Budget 2018 by Arun Jaitley has been the talk of the town. I have come around an interesting joke that claims to summarize the recent budget.
Lower class gets Subsidy !
Upper class gets Rebate !!
Middle class gets only TV Debate !!!
Jokes apart, let’s look into the important highlights of recent budget.
Media has coined a term Modicare for its policies such as expanding the ambit of Ujjwala Scheme (80 million poor families will be given free cooking gas connections), announcing the Ayushman Bharat Programme (Health Insurance Coverage of up to Rs.5 lakh for a family per year, and setting up of health and wellness centres) or PF subsidy for formally employed women coming down to 8%. Senior Citizens have also gained from this budget. The rest of the salaried class, undoubtedly, have been imposed with more tax. Budget also promises lesser income tax and better credit flow for smaller businessmen. Highly criticized is the LTCG tax (long term capital gains exceeding Rs.1 lakh will be taxed at 10% without indexing) which has caused turmoil in stock markets and robbed off pockets of middle class section of the society.
Fiscal deficit of 3.3% of GDP for next year is much higher than the ideal 2.5% for the central government as per the recommendations by N K Singh committee. If the government is not able to maintain, it will lose its credibility. Although, our economy has not been able to maintain 3% growth even in good years leading to serious questions on the ruling dispensation. Expected gross tax revenue seem to increase by 16.7 %, which is indeed a high figure but we don’t know how GST revenues will behave. There is nothing in the budget that can directly stimulate investment except for benefits to micro, small and medium enterprises (MSMEs). With no new investments ventured in through budget there is lesser possibility of required jobs creation, an alarming question raised by C. Rangarajan, the former governor of RBI.

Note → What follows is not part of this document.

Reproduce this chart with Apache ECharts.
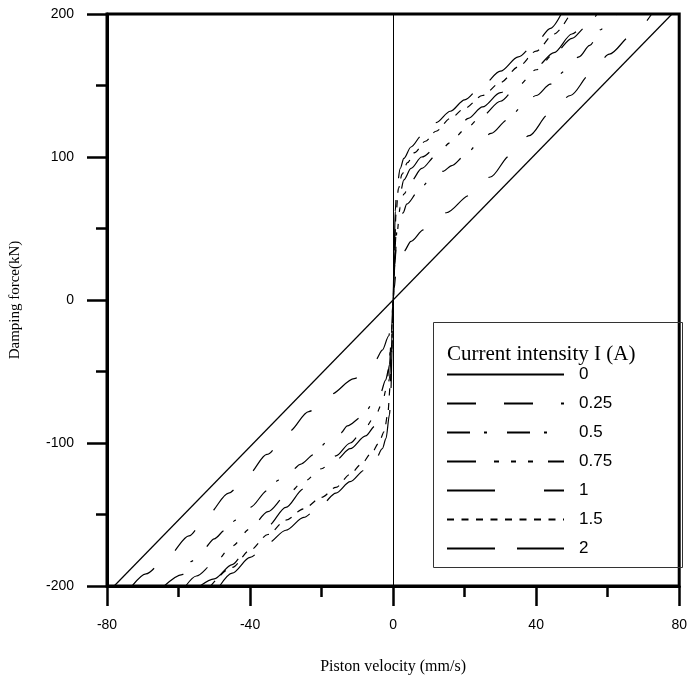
<!DOCTYPE html>
<html>
<head>
<meta charset="utf-8">
<script src="https://cdn.jsdelivr.net/npm/echarts@6/dist/echarts.min.js"></script>
<style>
  html, body { margin: 0; padding: 0; background: #fff; overflow: hidden; }
  #chart { width: 690px; height: 680px; }
</style>
</head>
<body>
<div id="chart"></div>
<script>
// current intensity labels
const currents = ['0', '0.25', '0.5', '0.75', '1', '1.5', '2']

// [piston velocity (mm/s), damping force (kN)]
const curve0 = [[-78, -200], [78, 200]]
const curve025 = [
  [-73, -200], [-69.1, -191.5], [-62.9, -179], [-57.1, -165], [-51.8, -150], [-46, -135],
  [-40.5, -122], [-35.3, -108], [-29.2, -92], [-23.6, -78], [-17.5, -66], [-10.9, -55],
  [-4.9, -42], [-3, -35], [-1.2, -25], [-0.3, -8], [0, 0], [0.3, 8], [0.7, 17], [1.5, 26],
  [3, 34], [5, 41], [8.5, 49], [14.9, 61], [21.3, 73], [27.2, 86], [32.7, 101], [38.1, 115],
  [43.6, 130], [49.6, 143], [55.2, 158], [60.5, 172], [66.7, 185], [72.3, 200]
]
const curve05 = [
  [-64, -200], [-59, -192], [-56.6, -183], [-53, -174], [-50, -167], [-47, -161],
  [-44, -154], [-40, -145], [-35, -133], [-32, -126], [-28, -118.5], [-26, -115],
  [-22, -108], [-18.8, -100], [-14.6, -93], [-12.8, -88], [-8.6, -81.5], [-5.8, -73],
  [-3.5, -65], [-2.1, -56], [-1.2, -48], [-0.5, -25], [0, 0], [0.5, 28], [1.1, 49],
  [2.8, 61], [3.8, 67], [7.1, 76], [9.9, 83], [14, 90], [16.4, 94], [20.1, 101], [23.3, 108],
  [27.4, 116.5], [32, 126], [36, 135], [40, 143], [44, 151], [48, 160], [52, 170],
  [55, 178], [58, 189], [60.5, 196], [62.6, 200]
]
const curve075 = [
  [-58, -200], [-55, -193], [-50, -184], [-45, -172], [-40, -160], [-35, -148], [-30, -137],
  [-25, -127], [-20, -118], [-16, -109], [-12, -100], [-8, -90], [-5, -81], [-3, -72], [-2, -63],
  [-1, -45], [-0.5, -25], [0, 0], [0.5, 25], [1, 45], [2, 65], [3, 74], [5, 83], [8, 92],
  [12, 101], [16, 110], [20, 119], [25, 129], [30, 139], [35, 150], [40, 161], [45, 172],
  [50, 183], [54, 191], [57, 200]
]
const curve1 = [
  [-54, -200], [-50, -195], [-45, -185], [-41, -175], [-35, -158], [-30, -145], [-25, -132],
  [-20, -120], [-16, -112], [-12, -104], [-7.7, -95], [-5, -88], [-3, -80], [-2, -72], [-1, -55],
  [-0.5, -35], [0, 0], [0.5, 35], [1, 55], [2, 75], [3, 84], [5, 92], [8, 100], [13.6, 110],
  [18, 120], [21, 127], [25, 135], [30, 145], [35.8, 155], [40, 163], [45, 173], [50, 186],
  [55, 200]
]
const curve15 = [
  [-51, -200], [-45, -187], [-40, -175], [-35, -164], [-30, -154], [-25, -146], [-20, -138],
  [-16, -131], [-12, -122], [-9, -115], [-6, -107], [-4, -100], [-2.5, -92], [-1.5, -80],
  [-0.8, -60], [-0.4, -35], [0, 0], [0.4, 35], [0.8, 60], [1.5, 78], [2.5, 88], [4, 96],
  [6, 103], [9, 111], [12, 118], [16, 127], [20, 134], [25, 143], [30, 152], [35, 163],
  [40, 174], [45, 186], [49.5, 200]
]
const curve2 = [
  [-48.5, -200], [-45, -191], [-40, -180], [-35, -170], [-30, -161], [-25, -152], [-20, -143],
  [-16, -135], [-12, -127], [-8, -119], [-5, -112], [-3, -104], [-2, -97], [-1, -80],
  [-0.6, -62], [-0.3, -35], [0, 0], [0.3, 35], [0.6, 62], [1, 78], [2, 92], [3, 99], [5, 107],
  [8, 115], [12, 124], [16, 132], [20, 140], [25, 150], [30, 160], [35, 170], [40, 180],
  [44, 190], [47, 200]
]

const curves = [curve0, curve025, curve05, curve075, curve1, curve15, curve2]
const dashes = ['solid', [29, 28], [23, 14, 3, 20], [29, 18, 5, 12, 5, 12, 5, 15], [48, 49], [7, 7.5], [48, 22]]

const chart = echarts.init(document.getElementById('chart'))

const series = curves.map((d, i) => {
  const s = {
    name: currents[i],
    type: 'line',
    data: d,
    showSymbol: false,
    symbol: 'none',
    smooth: i === 0 ? false : 0.3,
    smoothMonotone: 'x',
    lineStyle: { color: '#000', width: 1.2, type: dashes[i] },
    itemStyle: { color: '#000' },
    z: 3
  }
  if (i === 0) {
    // thin vertical line at zero velocity
    s.markLine = {
      silent: true,
      symbol: 'none',
      label: { show: false },
      lineStyle: { color: '#000', width: 1, type: 'solid' },
      data: [{ xAxis: 0 }]
    }
  }
  return s
})

chart.setOption({
  animation: false,
  backgroundColor: '#fff',
  grid: {
    left: 106, right: 7, top: 14, bottom: 91,
    show: true, borderColor: '#000', borderWidth: 3, backgroundColor: 'transparent'
  },
  xAxis: {
    type: 'value',
    min: -80, max: 80, interval: 40,
    name: 'Piston velocity (mm/s)',
    nameLocation: 'middle',
    nameGap: 73,
    nameTextStyle: { fontFamily: 'Liberation Serif', fontSize: 16, color: '#000' },
    axisLine: { onZero: false, lineStyle: { color: '#000', width: 3 } },
    axisTick: { length: 20, lineStyle: { width: 2.5, color: '#000' } },
    minorTick: { show: true, splitNumber: 2, length: 11, lineStyle: { width: 2.5, color: '#000' } },
    splitLine: { show: false },
    axisLabel: { margin: 32, fontFamily: 'Liberation Sans', fontSize: 14, color: '#000' }
  },
  yAxis: {
    type: 'value',
    min: -200, max: 200, interval: 100,
    name: 'Damping force(kN)',
    nameLocation: 'middle',
    nameGap: 84,
    nameRotate: 90,
    nameTextStyle: { fontFamily: 'Liberation Serif', fontSize: 15, color: '#000' },
    axisLine: { onZero: false, lineStyle: { color: '#000', width: 3 } },
    axisTick: { length: 20, lineStyle: { width: 2.5, color: '#000' } },
    minorTick: { show: true, splitNumber: 2, length: 11, lineStyle: { width: 2.5, color: '#000' } },
    splitLine: { show: false },
    axisLabel: { margin: 33, fontFamily: 'Liberation Sans', fontSize: 14, color: '#000' }
  },
  legend: {
    orient: 'vertical',
    left: 446,
    top: 366,
    padding: 0,
    itemWidth: 117,
    itemHeight: 14,
    itemGap: 12,
    data: currents,
    itemStyle: { opacity: 0, borderWidth: 0 },
    textStyle: { fontFamily: 'Liberation Sans', fontSize: 17, color: '#000', padding: [0, 0, 0, 10] },
    z: 10
  },
  graphic: [
    {
      type: 'rect',
      z: 5,
      shape: { x: 433.5, y: 322.5, width: 249, height: 245 },
      style: { fill: 'none', stroke: '#333', lineWidth: 1 }
    },
    {
      type: 'text',
      z: 6,
      left: 447,
      top: 344,
      style: { text: 'Current intensity I (A)', font: '21px "Liberation Serif"', fill: '#000' }
    }
  ],
  series: series
})
</script>
</body>
</html>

India is unique in the sense that it’s a broadly agrarian economy which has people coming from both the highest and lowest class of income distribution. Catering to both sections of society which are starkly different from each other is a challenge in itself. Higher expenditure on health and education was required. According to C. Rangarajan, the budget for 2018-19 was presented against the background of “slowdown in growth, inadequate private investment and distress in agriculture”. Few of the issues were addressed but not fully. The success criteria of the present budget depends upon how well the policies (expenditure programmes) will be implemented.
What about the Aam Janta or the middle class? There are simply no benefits for them. Most of the middle class loves Modi. These are the people who cheer for Modi in all his actions or policies, and claim that Modi’s critics are nothing but Anti-Nationals. Modi with this budget, has been brave enough to displeasure his so called bhakts or devotees.
It has been projected that this budget was Modi’s run for 2019 elections. Huge importance has been given to the lowest strata of the population, the garib and kisan aiming to include them in the voter bank. The middle class sections of the population are already under his influence. It is being said that BJP is trying to woo the poor sections who currently rely more on congress than on BJP. They are trying to impress the competitor’s voter base which is different from their usual traditional methods.
BJP generally upholds a candidate who is sure to win, by not being bothered about other things (For instance no Muslim candidate in Uttar Pradesh while having a Muslim candidate for Jammu and Kashmir). BJP’s traditional voter base lies with urban middle class Non-Muslims. Either BJP is too confident with their traditional voter base or they are not at all confident and they want to spread their potential voter base. Will this initiative help? We don’t know, for that we have to wait for 2019 election results.